One thing I can quickly think is of VC- dimension . VC dimension is complexity of whole class of functions not just single function.It forms whole basis of Statistical Learning Theory.There is something called fundamental theorem of Learning Theory that states that class of functions is learnable (under snotion of PAC Learnability) if and only if class of functions have finite VC dimension.It actually gives both lower and upper bounds for sample comlexity.Now larger the VC dimension , larger is sample complexity and hence you need large number of points to reliably learn the class

Some examples of VC-Dimension

1. VC dimension of hyperplanes in $f:\mathbb{R}^d $ is $d$
2. VC dimension of affine hyperplanes in $\mathbb{R}^d$ is $d+1$
3. VC dimension of all set of functions on $\mathbb{R}^d$ is $\infty$

note that above is all in context of classification (functions range are $\{ 0 , 1\}$) there is extensions to regression case as well

Answer 2

Have you heard of Kalman filters? They balance noise level against precision.
Rather than a single formula, it uses a weighted mean of previous function values to predict the next function value.

Answer 3

I had the same question as you, and after some digging, I found the curvature of a function, which is the reciprocal of the radius of the osculating circle and can be defined for a function $y = f(x)$ as $$ \kappa = \frac{\left|y''\right|}{\left(1+y'^2\right)^{3/2}} $$ It seemed natural to take the integral over the interval to find the total "complexity" over the interval ($x \in [a, b]$): $$ C = \int_a^b \frac{\left|y''\right|}{\left(1+y'^2\right)^{3/2}} \, dx $$

For any line, $C = 0$ for any interval. For a circle with radius $r$, $C = \frac{b\,-\,a}{r}$ over the interval $[a, b]$, while $C$ over $[-r, r]$ for a circle is always $2$.

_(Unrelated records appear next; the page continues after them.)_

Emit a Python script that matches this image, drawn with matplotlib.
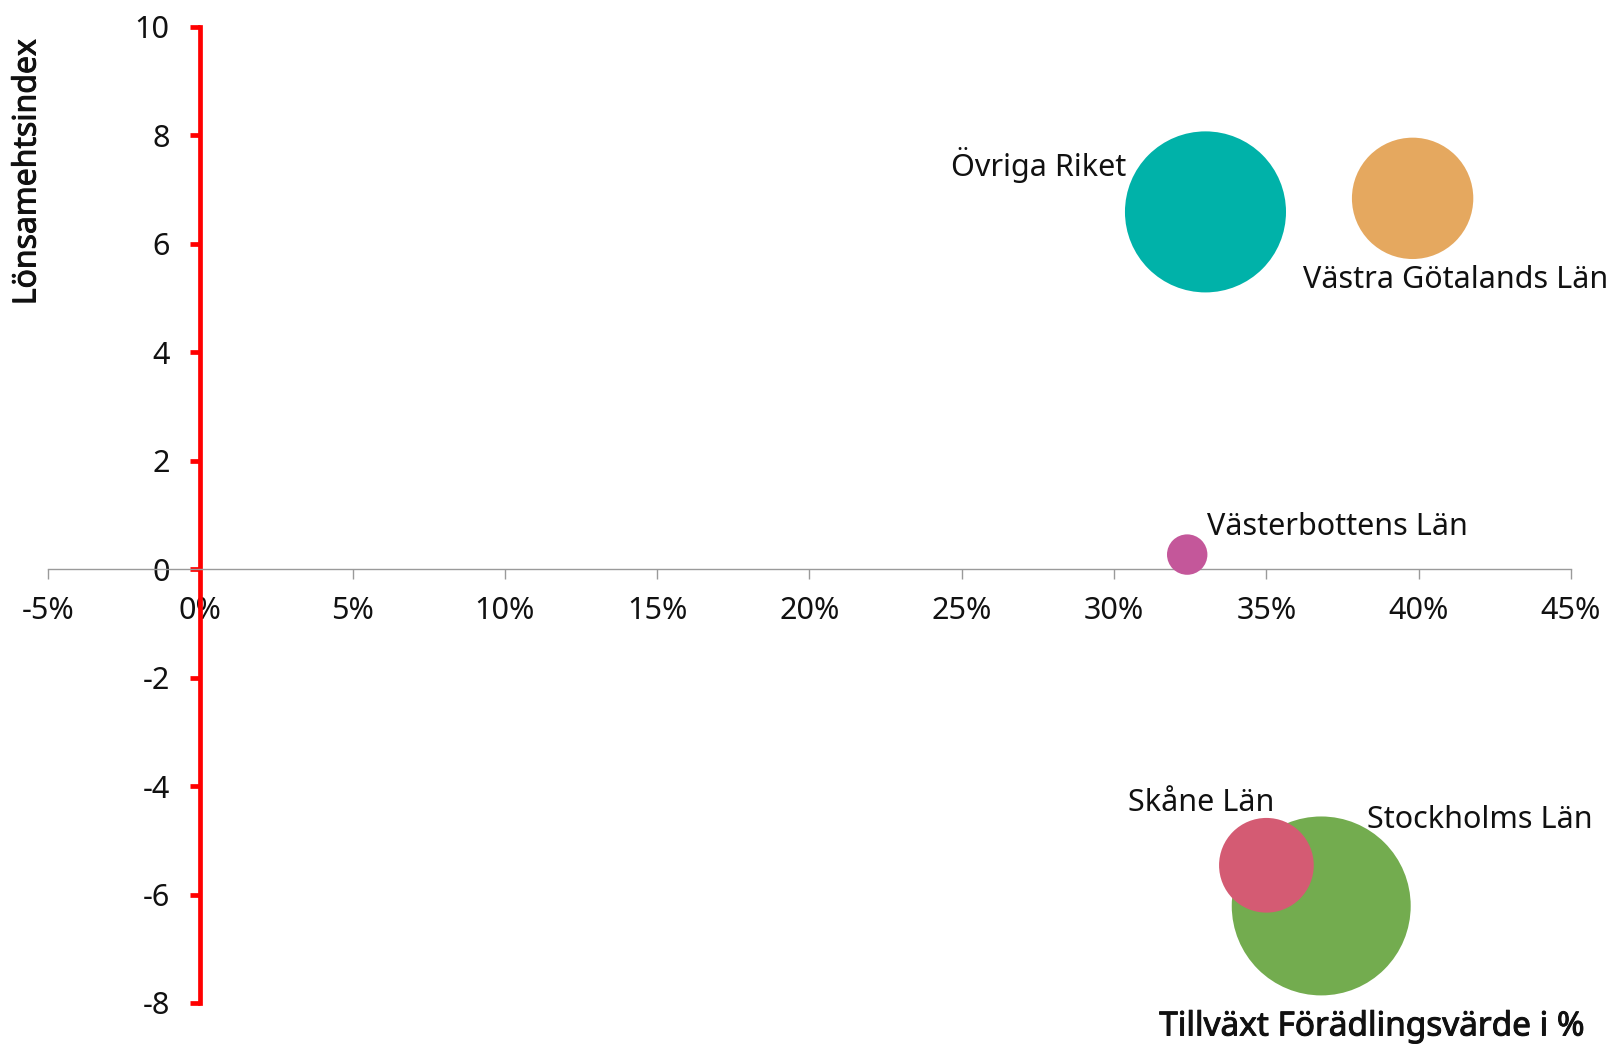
import numpy as np
from matplotlib import pyplot as plt
from matplotlib import patheffects

# regions, growth in value added (%), profitability index, bubble size
regions = ["Övriga Riket", "Västra Götalands Län", "Västerbottens Län", "Skåne Län", "Stockholms Län"]
growth = [33.0, 39.8, 32.4, 35.0, 36.8]
profit = [6.59, 6.84, 0.27, -5.46, -6.21]
size = [81, 46, 5.1, 28, 100]
colors = ["#00B2A9", "#E5A85F", "#C4579A", "#D45B73", "#73AC4F"]

x_ticks = [-5, 0, 5, 10, 15, 20, 25, 30, 35, 40, 45]
y_ticks = [-8, -6, -4, -2, 0, 2, 4, 6, 8, 10]

# label offsets (points) and alignment per bubble
label_offsets = [(-57, 34), (-79, -59), (14, 20), (-100, 45), (33, 62)]
label_ha = ["right", "left", "left", "left", "left"]

plt.rcParams["font.family"] = ["Noto Sans", "DejaVu Sans"]

fig = plt.figure(figsize=(16.08, 10.44), dpi=100)
ax = fig.add_axes([48 / 1608, 1 - 1003 / 1044, 1523 / 1608, 976 / 1044])

s = np.array(size) * 166
order = [0, 1, 2, 4, 3]  # Skåne drawn over Stockholm
for i in order:
    ax.scatter(growth[i], profit[i], s=s[i], color=colors[i], edgecolors="none", zorder=3, clip_on=False)

for i, name in enumerate(regions):
    ax.annotate(name, (growth[i], profit[i]), xytext=label_offsets[i], textcoords="offset points",
                ha=label_ha[i], va="center", fontsize=22, color="#111111", zorder=4)

ax.set_xlim(-5, 45)
ax.set_ylim(-8, 10)
ax.set_xticks(x_ticks)
ax.set_xticklabels([f"{t}%" for t in x_ticks])
ax.set_yticks(y_ticks)
ax.set_yticklabels([str(t) for t in y_ticks])

for side in ["top", "right"]:
    ax.spines[side].set_visible(False)
ax.spines["left"].set_position(("data", 0))
ax.spines["bottom"].set_position(("data", 0))
ax.spines["left"].set_color("#FF0000")
ax.spines["left"].set_linewidth(3.4)
ax.spines["bottom"].set_color("#9A9A9A")
ax.spines["bottom"].set_linewidth(1.0)

ax.tick_params(axis="y", direction="out", length=7, width=3.4, color="#FF0000", pad=15,
               labelsize=22, labelcolor="#111111")
ax.tick_params(axis="x", direction="out", length=7, width=1.0, color="#9A9A9A", pad=12,
               labelsize=22, labelcolor="#111111")

# slightly heavier axis titles
heavy = [patheffects.withStroke(linewidth=0.7, foreground="#111111")]
fig.text(27 / 1608, 1 - 172 / 1044, "Lönsamehtsindex", rotation=90, ha="center", va="center",
         fontsize=23, color="#111111", path_effects=heavy)
fig.text(1585 / 1608, 1 - 1027 / 1044, "Tillväxt Förädlingsvärde i %", ha="right", va="center",
         fontsize=24, color="#111111", path_effects=heavy)

plt.savefig("out.png", dpi=100)
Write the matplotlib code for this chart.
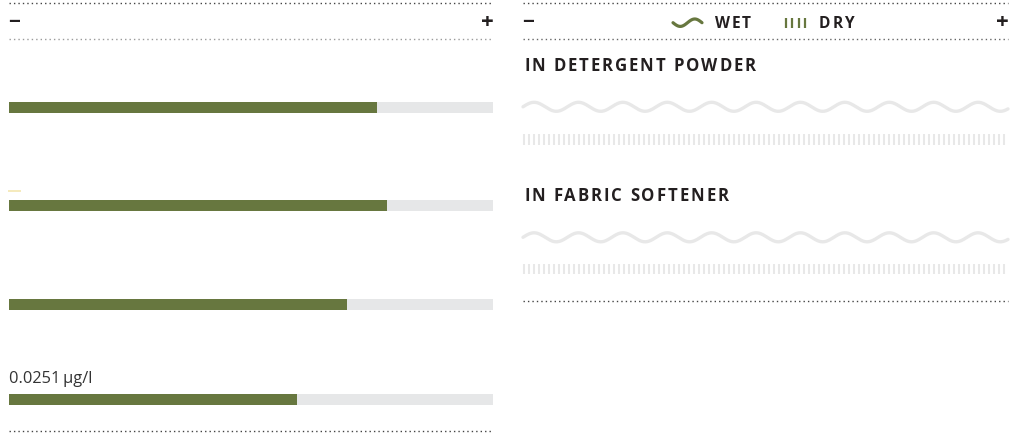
import matplotlib.pyplot as plt
import numpy as np

# bar values (share of the full track)
bar_values = [0.760, 0.782, 0.698, 0.595]
bar_label = "0.0251\u2009µg/l"

# right panel sections
sections = ["IN DETERGENT POWDER", "IN FABRIC SOFTENER"]
legend_items = ["WET", "DRY"]

GREEN = "#67773f"
TRACK = "#e6e7e8"
INK = "#231f20"
PATTERN = "#e8e8e8"

plt.rcParams['font.family'] = ['Open Sans', 'DejaVu Sans']

W, H = 1010, 435
fig = plt.figure(figsize=(W / 100, H / 100), dpi=100)

# overlay in pixel coordinates for rules, texts and patterns
ov = fig.add_axes([0, 0, 1, 1])
ov.set_xlim(0, W)
ov.set_ylim(H, 0)
ov.axis('off')

# bars axes: x in value units, y in pixels
bx = fig.add_axes([9 / W, 0, 484 / W, 1])
bx.set_xlim(0, 1)
bx.set_ylim(H, 0)
bx.axis('off')

bar_y = [108.5, 206.5, 305.5, 400.5]
for y, v in zip(bar_y, bar_values):
    bx.barh(y, 1.0, height=11, color=TRACK, edgecolor='none')
    bx.barh(y, v, height=11, color=GREEN, edgecolor='none')

ov.text(9, 383.5, bar_label, fontsize=11.8, color='#333333',
        ha='left', va='baseline')
# small accent mark above second bar
ov.plot([8, 21], [192, 192], color='#f3e6b0', lw=1.2, solid_capstyle='butt')

renderer = fig.canvas.get_renderer()


def spaced_text(x, y, s, size, track, **kw):
    # letter-spaced text, one glyph at a time
    cur = x
    for ch in s:
        if ch == ' ':
            cur += 0.26 * size * 100 / 72 + track
            continue
        t = ov.text(cur, y, ch, fontsize=size, ha='left', va='baseline', **kw)
        cur += t.get_window_extent(renderer).width + track


# dotted rules
def rule(x0, x1, y, color=INK, lw=1.0):
    ov.plot([x0, x1], [y, y], color=color, lw=lw, ls=(0, (1, 2.2)))


rule(9, 493, 4, '#444444')
rule(9, 493, 40, '#9a9a9a')
rule(9, 493, 432, '#444444')
rule(523, 1008, 4, '#444444')
rule(523, 1008, 40, '#666666')
rule(523, 1008, 302, '#444444')

# minus / plus
for x0, x1 in [(9, 493), (523, 1008)]:
    ov.text(x0 - 1, 22.5, "\u2212", fontsize=15, fontweight='bold', color=INK,
            ha='left', va='center')
    ov.text(x1 + 1, 22.5, "+", fontsize=16, fontweight='bold', color=INK,
            ha='right', va='center')

# legend
lx = np.linspace(673, 702, 80)
ov.plot(lx, 23.7 + 3.7 * np.sin(2 * np.pi * (lx - 673) / 29), color=GREEN,
        lw=2.3, solid_capstyle='round')
spaced_text(715, 28.5, legend_items[0], 11.2, 1.8, fontweight='bold', color=INK)
for sx in np.linspace(786, 805, 4):
    ov.plot([sx, sx], [19, 29], color=GREEN, lw=1.6, solid_capstyle='butt')
spaced_text(819, 28.5, legend_items[1], 11.2, 1.8, fontweight='bold', color=INK)

# sections: heading, wet wave, dry stripes
head_y = [70.8, 200.8]
wave_y = [107.8, 238.3]
dry_y = [(135, 146), (265, 275)]
period = 44.4
for name, hy, wy, (d0, d1) in zip(sections, head_y, wave_y, dry_y):
    spaced_text(524, hy, name, 12.1, 1.9, fontweight='bold', color=INK)
    wx = np.linspace(523, 1008, 600)
    ov.plot(wx, wy - 4.5 * np.sin(2 * np.pi * (wx - 523) / period),
            color=PATTERN, lw=2.4, solid_capstyle='round')
    ov.vlines(np.arange(524, 1008, 5), d0, d1, color=PATTERN, lw=1.5)

fig.savefig("out.png", dpi=100, facecolor='white')
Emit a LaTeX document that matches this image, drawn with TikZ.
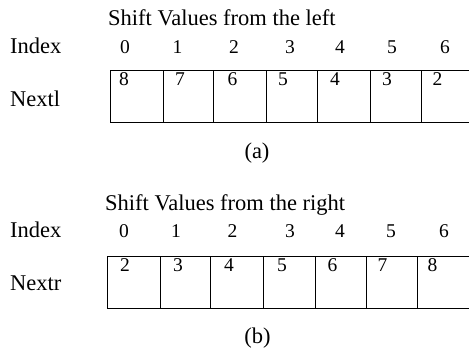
\documentclass[tikz,border=0pt]{standalone}
\usepackage{fontspec}
\setmainfont{Liberation Serif}
\begin{document}
\begin{tikzpicture}[x=1pt,y=-1pt,
  cell/.style={draw, line width=1pt, inner sep=0pt, outer sep=0pt, anchor=north west, minimum height=52pt},
  lbl/.style={inner sep=0pt, anchor=base west, font=\fontsize{22.5}{26}\selectfont},
  captxt/.style={inner sep=0pt, anchor=base, font=\fontsize{22.5}{26}\selectfont},
  dig/.style={inner sep=0pt, anchor=base, font=\fontsize{19.5}{23}\selectfont}]
\useasboundingbox (0,0) rectangle (469,349);
% ---------- (a) ----------
\node[lbl] (titleA) at (108,25) {Shift Values from the left};
\node[lbl] (indexA) at (10,53) {Index};
\node[lbl] (nextl) at (10,106) {Nextl};
\foreach \i/\x in {0/125,1/177.5,2/234,3/290,4/340,5/392,6/445}
  \node[dig] (ia\i) at (\x,53) {\i};
\node[cell, minimum width=53.3pt] (a0) at (110,70) {};
\node[cell, minimum width=50.2pt] (a1) at (163.3,70) {};
\node[cell, minimum width=52.8pt] (a2) at (213.5,70) {};
\node[cell, minimum width=50.7pt] (a3) at (266.3,70) {};
\node[cell, minimum width=53pt]   (a4) at (317,70) {};
\node[cell, minimum width=51.3pt] (a5) at (370,70) {};
\node[cell, minimum width=54pt]   (a6) at (421.3,70) {};
\foreach \v/\x in {8/124,7/180,6/232.5,5/283,4/335,3/387,2/437.5}
  \node[dig] at (\x,85) {\v};
\node[captxt] (capa) at (257,158) {(a)};
% ---------- (b) ----------
\node[lbl] (titleB) at (105,210) {Shift Values from the right};
\node[lbl] (indexB) at (10,237) {Index};
\node[lbl] (nextr) at (10,290) {Nextr};
\foreach \i/\x in {0/124,1/176,2/232.5,3/290,4/340,5/391,6/444}
  \node[dig] (ib\i) at (\x,237) {\i};
\node[cell, minimum width=53pt]   (b0) at (107,256) {};
\node[cell, minimum width=50.7pt] (b1) at (160,256) {};
\node[cell, minimum width=52.6pt] (b2) at (210.7,256) {};
\node[cell, minimum width=51.7pt] (b3) at (263.3,256) {};
\node[cell, minimum width=51.7pt] (b4) at (315,256) {};
\node[cell, minimum width=50.8pt] (b5) at (366.7,256) {};
\node[cell, minimum width=58pt]   (b6) at (417.5,256) {};
\foreach \v/\x in {2/125,3/178,4/229,5/282,6/332.5,7/382.5,8/432.5}
  \node[dig] at (\x,271) {\v};
\node[captxt] (capb) at (257.5,343) {(b)};
\end{tikzpicture}
\end{document}
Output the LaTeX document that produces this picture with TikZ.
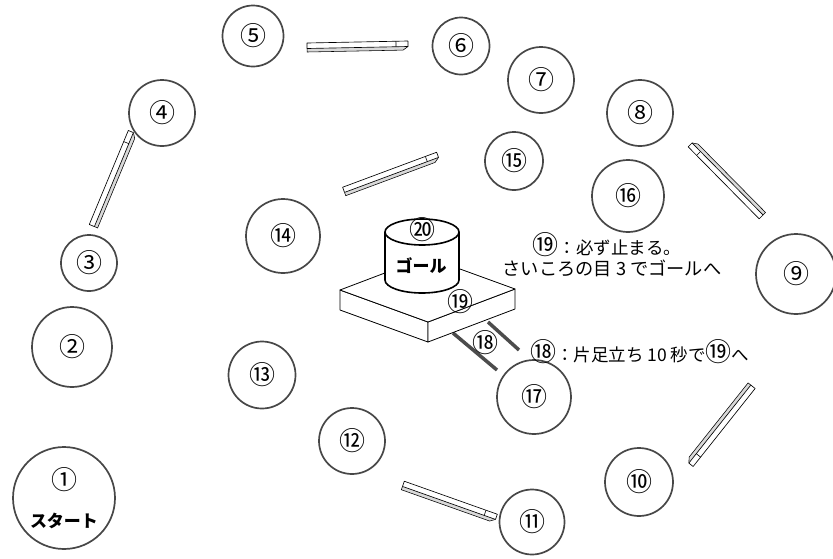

The formula above is what I'm calling the "total complexity" over the interval. I specifically didn't divide by $b-a$, to get the average over an interval because that would result in the complexity of a point being non-zero, which I don't think is accurate. However, it could be the "average complexity" over an interval: $$ C_{avg} = \frac{1}{b-a} \int_a^b \frac{\left|y''\right|}{\left(1+y'^2\right)^{3/2}} \, dx $$

For this, you get $$ \lim_{b \to a} C_{avg} = \kappa(a) $$ which I don't think fits, because it makes sense that the complexity at a point should be $0$. But perhaps you think it is a better candidate than the other one.

Answer 4

This question is too broad. There are many arbitrary ways you could define what you mean by "complexity". I am assuming you are making it independent from how well it fits around the data.

If you are fitting a polynomial, then clearly the degree gives you a natural way to construct more and more complicated models.

Degrees of freedom is a concept used in general for regression models based on how many values free to vary for a given model.

Perhaps also look into function variation (bounded variation) as another example.

In the context of information theory, (assuming your function is a probability density function) entropy is a measure of uncertainty or information content.